PROVIDED DATA
^^^^

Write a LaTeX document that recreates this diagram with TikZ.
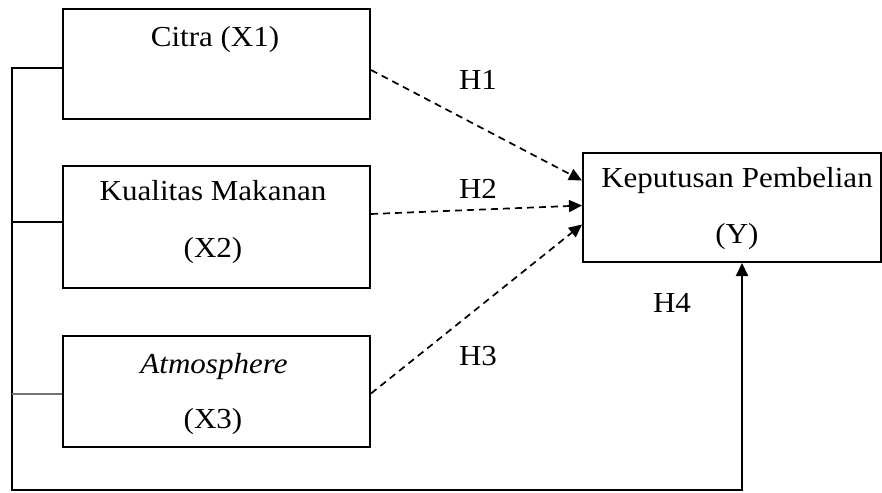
\documentclass[tikz,border=0pt]{standalone}
\usepackage{fontspec}
\usepackage{graphicx}
\setmainfont{Liberation Serif}
\usetikzlibrary{arrows.meta}
\newcommand{\wtxt}[1]{\scalebox{1.07}[1]{#1}}
\begin{document}
\begin{tikzpicture}[x=1pt,y=-1pt,
  box/.style={draw, line width=2pt, anchor=north west, inner sep=0pt},
  txt/.style={anchor=base, inner sep=0pt, font=\fontsize{29}{33}\selectfont},
  link/.style={line width=2pt},
  hyp/.style={line width=1.7pt, dash pattern=on 7pt off 5pt, -{Triangle[length=13pt,width=12pt]}},
  arr/.style={line width=2pt, -{Triangle[length=13pt,width=12pt]}}]
\useasboundingbox (0,0) rectangle (882,492);
% boxes
\node[box, minimum width=307pt, minimum height=110pt] (x1) at (62,8) {};
\node[box, minimum width=307pt, minimum height=122pt] (x2) at (62,165) {};
\node[box, minimum width=307pt, minimum height=111pt] (x3) at (62,335) {};
\node[box, minimum width=298pt, minimum height=109pt] (yb) at (582,152) {};
% texts
\node[txt] (t1) at (215,47) {\wtxt{Citra (X1)}};
\node[txt] (t2a) at (213,200) {\wtxt{Kualitas Makanan}};
\node[txt] (t2b) at (213,257) {\wtxt{(X2)}};
\node[txt] (t3a) at (214,373) {\wtxt{\itshape Atmosphere}};
\node[txt] (t3b) at (213,428) {\wtxt{(X3)}};
\node[txt] (ty1) at (737,187) {\wtxt{Keputusan Pembelian}};
\node[txt] (ty2) at (737,243) {\wtxt{(Y)}};
\node[txt] (h1) at (478,90) {\wtxt{H1}};
\node[txt] (h2) at (478,198) {\wtxt{H2}};
\node[txt] (h3) at (478,365) {\wtxt{H3}};
\node[txt] (h4) at (672,312) {\wtxt{H4}};
% hypotheses
\draw[hyp] ([yshift=-6pt]x1.east) -- ([yshift=27pt]yb.west);
\draw[hyp] ([yshift=13pt]x2.east) -- ([yshift=2pt]yb.west);
\draw[hyp] ([yshift=-2pt]x3.east) -- ([yshift=-17pt]yb.west);
% left bus
\coordinate (lb) at (12,490);
\draw[arr] ([yshift=-4pt]x1.west) -| (lb) -| ([xshift=10pt]yb.south);
\draw[link] ([yshift=5pt]x2.west) -- ++(-50,0);
\draw[link, black!55] ([yshift=-2pt]x3.west) -- ++(-50,0);
\end{tikzpicture}
\end{document}
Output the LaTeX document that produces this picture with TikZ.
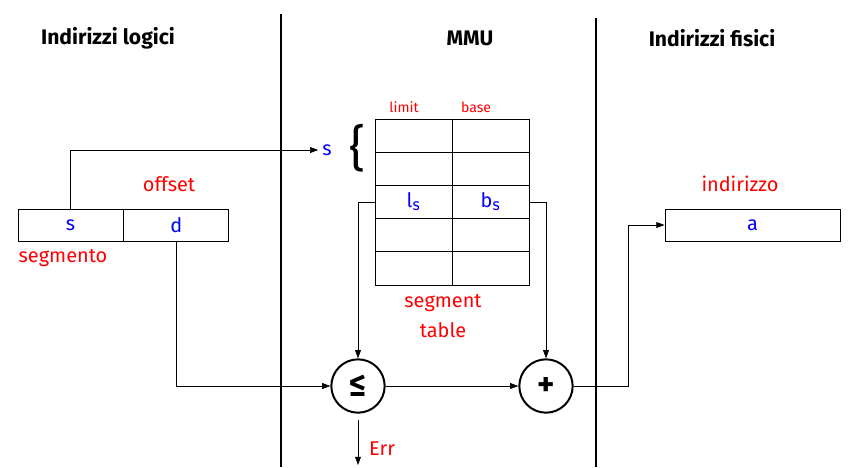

^^^^

WHAT NEEDS TO BE DONE
Restate the entire listing word for word, excluding pictures.

WRITTEN RESPONSE
Write a LaTeX document that recreates this diagram with TikZ.
\documentclass[tikz,border=0pt]{standalone}
\usepackage{fontspec}
\usepackage{graphicx}
\setmainfont{Liberation Serif}
\usetikzlibrary{arrows.meta}
\newcommand{\wtxt}[1]{\scalebox{1.07}[1]{#1}}
\begin{document}
\begin{tikzpicture}[x=1pt,y=-1pt,
  box/.style={draw, line width=2pt, anchor=north west, inner sep=0pt},
  txt/.style={anchor=base, inner sep=0pt, font=\fontsize{29}{33}\selectfont},
  link/.style={line width=2pt},
  hyp/.style={line width=1.7pt, dash pattern=on 7pt off 5pt, -{Triangle[length=13pt,width=12pt]}},
  arr/.style={line width=2pt, -{Triangle[length=13pt,width=12pt]}}]
\useasboundingbox (0,0) rectangle (882,492);
% boxes
\node[box, minimum width=307pt, minimum height=110pt] (x1) at (62,8) {};
\node[box, minimum width=307pt, minimum height=122pt] (x2) at (62,165) {};
\node[box, minimum width=307pt, minimum height=111pt] (x3) at (62,335) {};
\node[box, minimum width=298pt, minimum height=109pt] (yb) at (582,152) {};
% texts
\node[txt] (t1) at (215,47) {\wtxt{Citra (X1)}};
\node[txt] (t2a) at (213,200) {\wtxt{Kualitas Makanan}};
\node[txt] (t2b) at (213,257) {\wtxt{(X2)}};
\node[txt] (t3a) at (214,373) {\wtxt{\itshape Atmosphere}};
\node[txt] (t3b) at (213,428) {\wtxt{(X3)}};
\node[txt] (ty1) at (737,187) {\wtxt{Keputusan Pembelian}};
\node[txt] (ty2) at (737,243) {\wtxt{(Y)}};
\node[txt] (h1) at (478,90) {\wtxt{H1}};
\node[txt] (h2) at (478,198) {\wtxt{H2}};
\node[txt] (h3) at (478,365) {\wtxt{H3}};
\node[txt] (h4) at (672,312) {\wtxt{H4}};
% hypotheses
\draw[hyp] ([yshift=-6pt]x1.east) -- ([yshift=27pt]yb.west);
\draw[hyp] ([yshift=13pt]x2.east) -- ([yshift=2pt]yb.west);
\draw[hyp] ([yshift=-2pt]x3.east) -- ([yshift=-17pt]yb.west);
% left bus
\coordinate (lb) at (12,490);
\draw[arr] ([yshift=-4pt]x1.west) -| (lb) -| ([xshift=10pt]yb.south);
\draw[link] ([yshift=5pt]x2.west) -- ++(-50,0);
\draw[link, black!55] ([yshift=-2pt]x3.west) -- ++(-50,0);
\end{tikzpicture}
\end{document}
Output the LaTeX document that produces this picture with TikZ.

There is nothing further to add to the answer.